There are two situations:
It is possible that an object is [NSNull null], or it is impossible.
Your application usually shouldn't use [NSNull null]; you only use it if you want to put a "null" object into an array, or use it as a dictionary value. And then you should know which arrays or dictionaries might contain null values, and which might not.
If you think that an array never contains [NSNull null] values, then don't check for it. If there is an [NSNull null], you might get an exception but that is fine: Objective-C exceptions indicate programming errors. And you have a programming error that needs fixing by changing some code.
If an object could be [NSNull null], then you check for this quite simply by testing
(object == [NSNull null]). Calling isEqual or checking the class of the object is nonsense.
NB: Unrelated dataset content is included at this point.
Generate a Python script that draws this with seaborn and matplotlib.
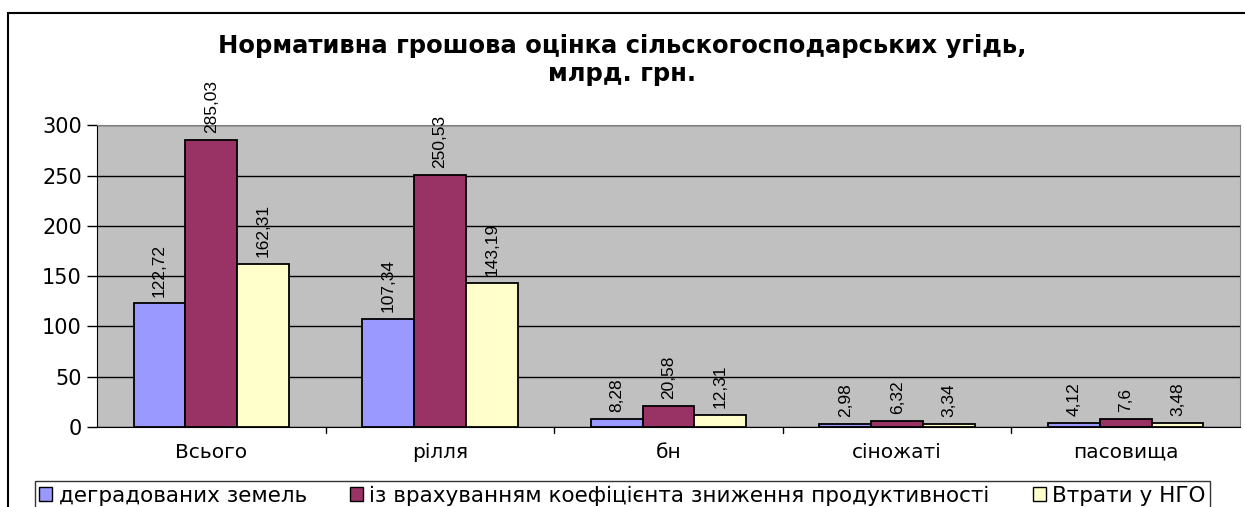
import numpy as np
import pandas as pd
import matplotlib
matplotlib.use("Agg")
import matplotlib.pyplot as plt
import seaborn as sns
from matplotlib.patches import Rectangle

categories = ["Всього", "рілля", "бн", "сіножаті", "пасовища"]
series_names = ["деградованих земель",
                "із врахуванням коефіцієнта зниження продуктивності",
                "Втрати у НГО"]
degraded = [122.72, 107.34, 8.28, 2.98, 4.12]
adjusted = [285.03, 250.53, 20.58, 6.32, 7.6]
losses = [162.31, 143.19, 12.31, 3.34, 3.48]
yticks = [0, 50, 100, 150, 200, 250, 300]

colors = ["#9999FF", "#993366", "#FFFFCC"]

df = pd.DataFrame({
    "cat": categories * 3,
    "series": [series_names[0]] * 5 + [series_names[1]] * 5 + [series_names[2]] * 5,
    "value": degraded + adjusted + losses,
})

sns.set_style("white")
plt.rcParams['font.family'] = ['DejaVu Sans']
plt.rcParams['text.color'] = 'black'
plt.rcParams['xtick.color'] = 'black'
plt.rcParams['ytick.color'] = 'black'

fig = plt.figure(figsize=(12.45, 5.07), dpi=100)
ax = fig.add_axes([0.078, 0.158, 0.918, 0.595])
ax.set_facecolor("#C0C0C0")

sns.barplot(data=df, x="cat", y="value", hue="series", order=categories,
            hue_order=series_names, palette=colors, width=0.68, gap=0,
            edgecolor="black", linewidth=1.3, saturation=1, ax=ax, legend=False,
            zorder=3)

ax.set_ylim(0, 300)
ax.set_xlim(-0.5, len(categories) - 0.5)
ax.set_yticks(yticks)
ax.set_yticklabels([str(t) for t in yticks], fontsize=15)
ax.yaxis.grid(True, color="black", linewidth=1)
ax.set_axisbelow(True)
ax.set_xlabel("")
ax.set_ylabel("")
ax.tick_params(axis="y", left=True, length=7, width=1, color="black", pad=4)
ax.tick_params(axis="x", bottom=False, labelsize=14.5, pad=8)
# category separator ticks like Excel
for b in np.arange(0.5, len(categories) - 0.5, 1.0):
    ax.plot([b, b], [0, -0.02], transform=ax.get_xaxis_transform(),
            color="black", lw=1, clip_on=False)

for side in ["top", "right"]:
    ax.spines[side].set_color("#808080")
ax.spines["left"].set_color("black")
ax.spines["bottom"].set_color("black")

# value labels rotated above bars
for container in ax.containers:
    labels = [f"{v:g}".replace(".", ",") for v in container.datavalues]
    ax.bar_label(container, labels=labels, rotation=90, padding=5,
                 fontsize=12.5, color="black", family=["Liberation Sans", "DejaVu Sans"])

fig.text(0.5, 0.882, "Нормативна грошова оцінка сільскогосподарських угідь,\nмлрд. грн.",
         ha="center", va="center", fontsize=17.5, fontweight="bold", linespacing=1.2)

# outer frame
fig.patches.append(Rectangle((8 / 1245, -0.05), 1.2, 1.05 - 13 / 507, transform=fig.transFigure,
                             fill=False, edgecolor="black", linewidth=1.5))

handles = [Rectangle((0, 0), 1, 1, facecolor=c, edgecolor="black", linewidth=1) for c in colors]
leg = fig.legend(handles, series_names, loc="lower center", bbox_to_anchor=(0.5, -0.027),
                 ncol=3, fontsize=15.5, frameon=True, fancybox=False, edgecolor="black",
                 handlelength=0.6, handleheight=0.6, handletextpad=0.3, columnspacing=2.0,
                 borderpad=0.2)
leg.get_frame().set_linewidth(1)

fig.savefig("out.png", dpi=100, facecolor="white")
There is only one [NSNull null] object, and the plain old C operator checks for it just fine in the most straightforward and most efficient way.
If you check an NSString object that cannot be [NSNull null] (because you know it cannot be [NSNull null] or because you just checked that it is different from [NSNull null], then you need to ask yourself how you want to treat an empty string, that is one with length 0. If you treat it is a null string like nil, then test (object.length == 0). object.length will return 0 if object == nil, so this test covers nil objects and strings with length 0. If you treat a string of length 0 different from a nil string, just check if object == nil.
Finally, if you want to add a string to an array or a dictionary, and the string could be nil, you have the choice of not adding it, replacing it with @"", or replacing it with [NSNull null]. Replacing it with @"" means you lose the ability to distinguish between "no string" and "string of length 0". Replacing it with [NSNull null] means you have to write code when you access the array or dictionary that checks for [NSNull null] objects.